* [Problem] Keep the pictures out of the copy and print all the entries below exactly.

* [Available records]
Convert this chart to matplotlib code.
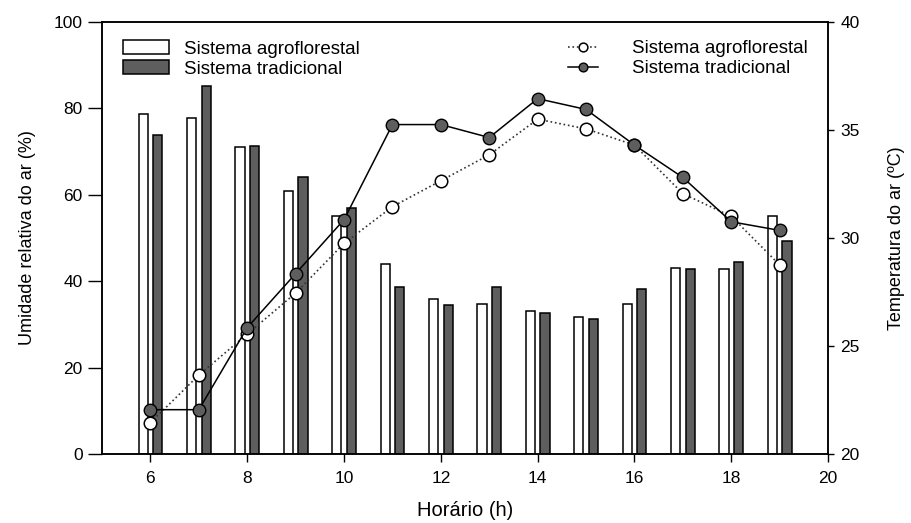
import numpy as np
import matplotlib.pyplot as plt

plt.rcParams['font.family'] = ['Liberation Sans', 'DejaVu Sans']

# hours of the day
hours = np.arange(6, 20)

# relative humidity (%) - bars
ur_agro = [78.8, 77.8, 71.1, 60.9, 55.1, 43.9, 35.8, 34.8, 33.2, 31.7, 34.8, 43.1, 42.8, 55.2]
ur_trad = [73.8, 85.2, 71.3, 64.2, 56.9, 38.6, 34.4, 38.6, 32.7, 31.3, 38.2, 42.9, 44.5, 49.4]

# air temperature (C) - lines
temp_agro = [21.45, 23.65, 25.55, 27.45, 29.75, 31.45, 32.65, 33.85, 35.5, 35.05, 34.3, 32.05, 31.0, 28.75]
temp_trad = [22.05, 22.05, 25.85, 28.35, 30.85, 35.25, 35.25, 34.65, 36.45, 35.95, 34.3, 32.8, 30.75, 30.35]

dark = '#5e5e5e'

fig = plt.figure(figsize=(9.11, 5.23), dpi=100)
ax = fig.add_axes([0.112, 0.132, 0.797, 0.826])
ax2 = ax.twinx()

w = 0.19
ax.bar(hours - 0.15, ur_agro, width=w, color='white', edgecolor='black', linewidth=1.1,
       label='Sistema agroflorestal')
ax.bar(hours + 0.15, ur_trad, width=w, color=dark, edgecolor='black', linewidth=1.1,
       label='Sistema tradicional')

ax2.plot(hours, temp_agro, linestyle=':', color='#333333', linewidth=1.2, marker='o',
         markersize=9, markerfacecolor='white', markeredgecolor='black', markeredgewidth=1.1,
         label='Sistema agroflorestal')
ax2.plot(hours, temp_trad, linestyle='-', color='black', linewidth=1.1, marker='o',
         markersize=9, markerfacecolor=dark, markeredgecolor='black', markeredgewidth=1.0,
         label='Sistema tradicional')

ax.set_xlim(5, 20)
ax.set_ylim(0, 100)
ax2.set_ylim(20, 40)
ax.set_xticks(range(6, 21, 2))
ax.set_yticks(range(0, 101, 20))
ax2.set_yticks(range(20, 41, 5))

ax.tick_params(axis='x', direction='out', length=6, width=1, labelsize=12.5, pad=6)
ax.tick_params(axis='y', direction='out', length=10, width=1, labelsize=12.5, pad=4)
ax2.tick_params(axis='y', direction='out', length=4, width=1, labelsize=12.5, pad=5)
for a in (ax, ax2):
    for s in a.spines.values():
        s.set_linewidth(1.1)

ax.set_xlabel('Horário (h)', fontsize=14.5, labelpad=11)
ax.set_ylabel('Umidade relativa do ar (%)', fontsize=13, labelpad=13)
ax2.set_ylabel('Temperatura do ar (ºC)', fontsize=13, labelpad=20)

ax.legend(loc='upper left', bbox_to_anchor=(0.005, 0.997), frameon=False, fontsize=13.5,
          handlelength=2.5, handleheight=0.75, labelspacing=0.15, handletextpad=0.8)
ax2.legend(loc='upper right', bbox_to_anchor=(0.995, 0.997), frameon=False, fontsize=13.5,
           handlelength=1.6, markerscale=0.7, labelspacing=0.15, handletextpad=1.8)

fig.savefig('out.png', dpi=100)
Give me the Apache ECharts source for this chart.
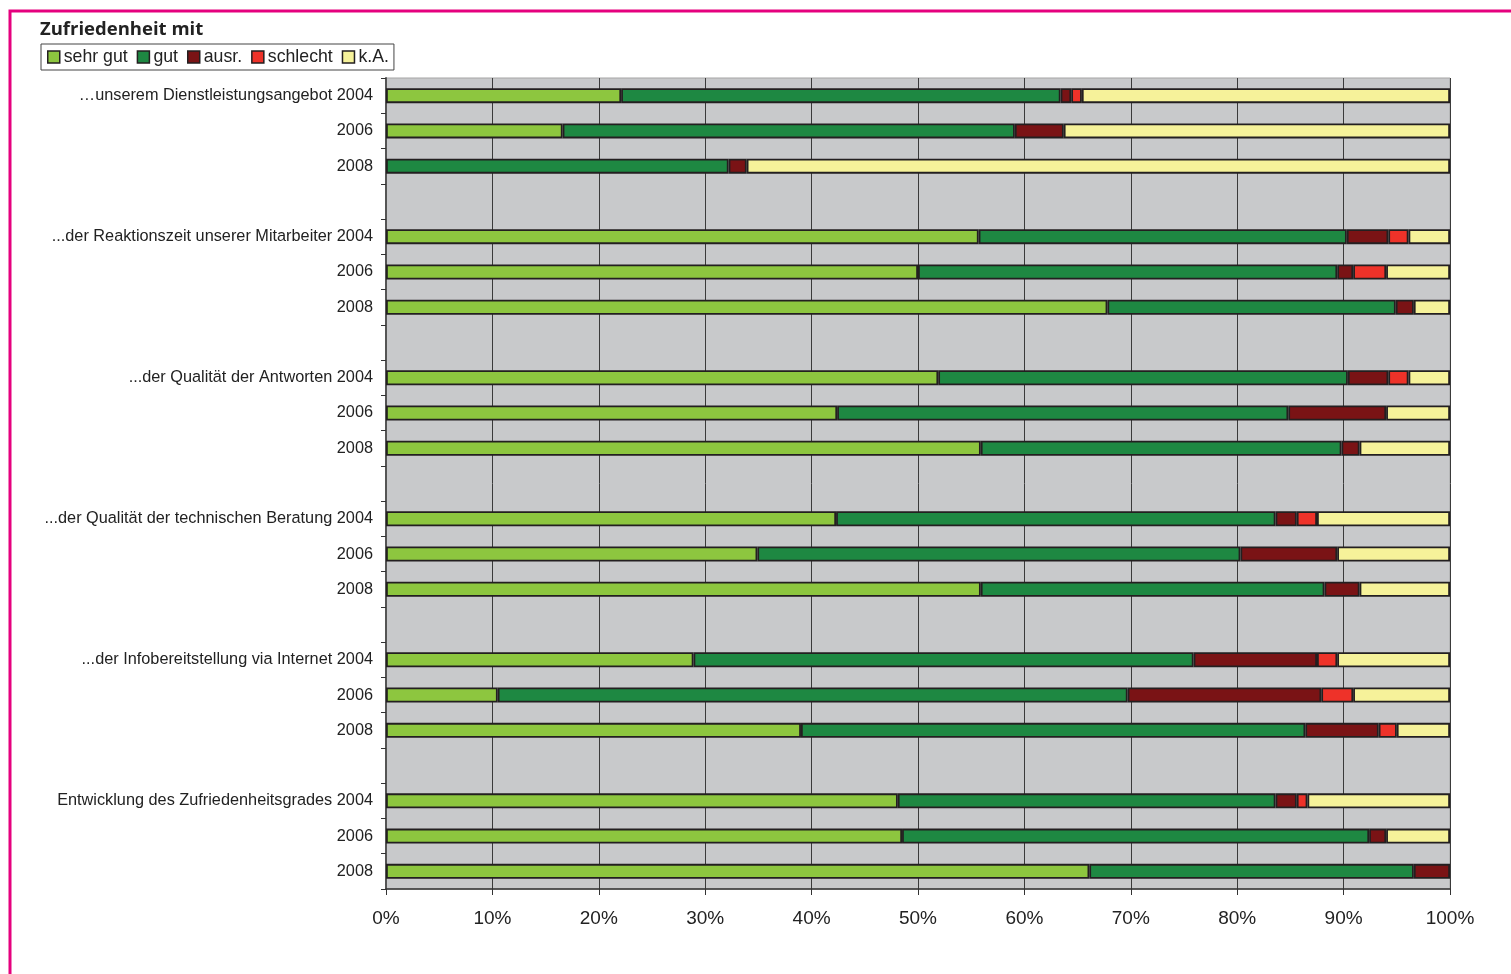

* [Final result]
Convert this chart to matplotlib code.
import numpy as np
import matplotlib.pyplot as plt

plt.rcParams['font.family'] = ['Liberation Sans', 'DejaVu Sans']

# hours of the day
hours = np.arange(6, 20)

# relative humidity (%) - bars
ur_agro = [78.8, 77.8, 71.1, 60.9, 55.1, 43.9, 35.8, 34.8, 33.2, 31.7, 34.8, 43.1, 42.8, 55.2]
ur_trad = [73.8, 85.2, 71.3, 64.2, 56.9, 38.6, 34.4, 38.6, 32.7, 31.3, 38.2, 42.9, 44.5, 49.4]

# air temperature (C) - lines
temp_agro = [21.45, 23.65, 25.55, 27.45, 29.75, 31.45, 32.65, 33.85, 35.5, 35.05, 34.3, 32.05, 31.0, 28.75]
temp_trad = [22.05, 22.05, 25.85, 28.35, 30.85, 35.25, 35.25, 34.65, 36.45, 35.95, 34.3, 32.8, 30.75, 30.35]

dark = '#5e5e5e'

fig = plt.figure(figsize=(9.11, 5.23), dpi=100)
ax = fig.add_axes([0.112, 0.132, 0.797, 0.826])
ax2 = ax.twinx()

w = 0.19
ax.bar(hours - 0.15, ur_agro, width=w, color='white', edgecolor='black', linewidth=1.1,
       label='Sistema agroflorestal')
ax.bar(hours + 0.15, ur_trad, width=w, color=dark, edgecolor='black', linewidth=1.1,
       label='Sistema tradicional')

ax2.plot(hours, temp_agro, linestyle=':', color='#333333', linewidth=1.2, marker='o',
         markersize=9, markerfacecolor='white', markeredgecolor='black', markeredgewidth=1.1,
         label='Sistema agroflorestal')
ax2.plot(hours, temp_trad, linestyle='-', color='black', linewidth=1.1, marker='o',
         markersize=9, markerfacecolor=dark, markeredgecolor='black', markeredgewidth=1.0,
         label='Sistema tradicional')

ax.set_xlim(5, 20)
ax.set_ylim(0, 100)
ax2.set_ylim(20, 40)
ax.set_xticks(range(6, 21, 2))
ax.set_yticks(range(0, 101, 20))
ax2.set_yticks(range(20, 41, 5))

ax.tick_params(axis='x', direction='out', length=6, width=1, labelsize=12.5, pad=6)
ax.tick_params(axis='y', direction='out', length=10, width=1, labelsize=12.5, pad=4)
ax2.tick_params(axis='y', direction='out', length=4, width=1, labelsize=12.5, pad=5)
for a in (ax, ax2):
    for s in a.spines.values():
        s.set_linewidth(1.1)

ax.set_xlabel('Horário (h)', fontsize=14.5, labelpad=11)
ax.set_ylabel('Umidade relativa do ar (%)', fontsize=13, labelpad=13)
ax2.set_ylabel('Temperatura do ar (ºC)', fontsize=13, labelpad=20)

ax.legend(loc='upper left', bbox_to_anchor=(0.005, 0.997), frameon=False, fontsize=13.5,
          handlelength=2.5, handleheight=0.75, labelspacing=0.15, handletextpad=0.8)
ax2.legend(loc='upper right', bbox_to_anchor=(0.995, 0.997), frameon=False, fontsize=13.5,
           handlelength=1.6, markerscale=0.7, labelspacing=0.15, handletextpad=1.8)

fig.savefig('out.png', dpi=100)
Give me the Apache ECharts source for this chart.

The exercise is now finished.